While customers can still use bank cards from these institutions within Russia, they’ll no longer work abroad or when making online payments to stores and services belonging to countries that issued sanctions on Russia. This also includes card payments through Apple Pay and Google Pay, although the Central Bank says contactless payments will still be available with the bank cards themselves, given that they support it.
Google and Apple didn’t immediately reply to The Verge’s request for comment.
Google Pay and Apple Pay aren’t as popular in Russia as they are in the US. According to statistics recorded in 2020, Russia’s most popular mobile payment service was the Russia-owned Sberbank Online, followed by YooMoney (formerly Yandex Money) and QIWI, two other Russian payment service providers. At the time, 29 percent of Russians reported using Google Pay, while 20 percent used Apple Pay.

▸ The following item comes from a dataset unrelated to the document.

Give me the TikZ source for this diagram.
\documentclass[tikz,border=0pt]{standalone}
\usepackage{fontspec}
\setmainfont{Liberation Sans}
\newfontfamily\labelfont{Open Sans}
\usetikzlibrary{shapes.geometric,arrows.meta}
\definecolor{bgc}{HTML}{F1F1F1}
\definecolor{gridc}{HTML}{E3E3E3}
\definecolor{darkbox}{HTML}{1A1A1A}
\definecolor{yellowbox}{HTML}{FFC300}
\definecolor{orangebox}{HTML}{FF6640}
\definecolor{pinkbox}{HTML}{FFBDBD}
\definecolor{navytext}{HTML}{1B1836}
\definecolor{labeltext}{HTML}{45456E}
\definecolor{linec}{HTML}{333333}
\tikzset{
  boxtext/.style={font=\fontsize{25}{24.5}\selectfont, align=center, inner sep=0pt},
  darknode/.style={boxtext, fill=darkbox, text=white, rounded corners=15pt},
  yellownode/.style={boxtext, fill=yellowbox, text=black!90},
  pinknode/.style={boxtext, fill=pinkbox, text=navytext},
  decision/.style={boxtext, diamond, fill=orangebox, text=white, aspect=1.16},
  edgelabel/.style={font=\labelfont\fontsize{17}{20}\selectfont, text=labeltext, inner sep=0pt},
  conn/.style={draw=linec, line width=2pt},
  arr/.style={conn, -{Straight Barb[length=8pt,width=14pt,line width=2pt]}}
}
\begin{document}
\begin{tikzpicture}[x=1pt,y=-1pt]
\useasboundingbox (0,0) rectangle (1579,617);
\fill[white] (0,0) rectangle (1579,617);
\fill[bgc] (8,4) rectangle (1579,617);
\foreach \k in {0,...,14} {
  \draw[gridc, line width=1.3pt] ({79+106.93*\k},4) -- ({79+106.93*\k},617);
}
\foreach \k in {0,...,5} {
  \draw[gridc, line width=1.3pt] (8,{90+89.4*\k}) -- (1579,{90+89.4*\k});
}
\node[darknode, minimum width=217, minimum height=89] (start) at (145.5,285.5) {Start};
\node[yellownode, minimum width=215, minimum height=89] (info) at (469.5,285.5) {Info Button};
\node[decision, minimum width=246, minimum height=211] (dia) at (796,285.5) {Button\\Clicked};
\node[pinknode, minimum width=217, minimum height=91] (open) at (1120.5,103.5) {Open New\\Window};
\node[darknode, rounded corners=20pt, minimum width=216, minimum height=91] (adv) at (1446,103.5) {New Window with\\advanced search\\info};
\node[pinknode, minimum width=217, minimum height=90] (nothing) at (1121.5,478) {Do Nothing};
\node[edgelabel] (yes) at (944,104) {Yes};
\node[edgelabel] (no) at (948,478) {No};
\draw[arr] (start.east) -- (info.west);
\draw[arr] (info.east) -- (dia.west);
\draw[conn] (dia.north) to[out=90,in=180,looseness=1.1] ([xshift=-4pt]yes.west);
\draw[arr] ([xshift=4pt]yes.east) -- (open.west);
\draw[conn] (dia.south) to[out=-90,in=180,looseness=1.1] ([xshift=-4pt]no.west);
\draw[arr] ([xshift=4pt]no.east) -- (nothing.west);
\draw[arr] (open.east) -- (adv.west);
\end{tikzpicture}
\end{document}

Several countries have imposed financial sanctions on Russia following its invasion of Ukraine. According to Ursula von der Leyen, the president of the European Commission, sanctions issued by the European Union target 70 percent of Russia’s banking network. The US has put sanctions on Sberbank and VTB Bank, two of Russia’s biggest financial institutions, while the UK froze the assets of five Russian banks.
As nations weigh blocking Russia from SWIFT (Society for Worldwide Interbank Financial Telecommunication), the financial system used to communicate transactions across the globe, the US, EU, and the UK are moving to directly impose sanctions on Russian President Vladimir Putin.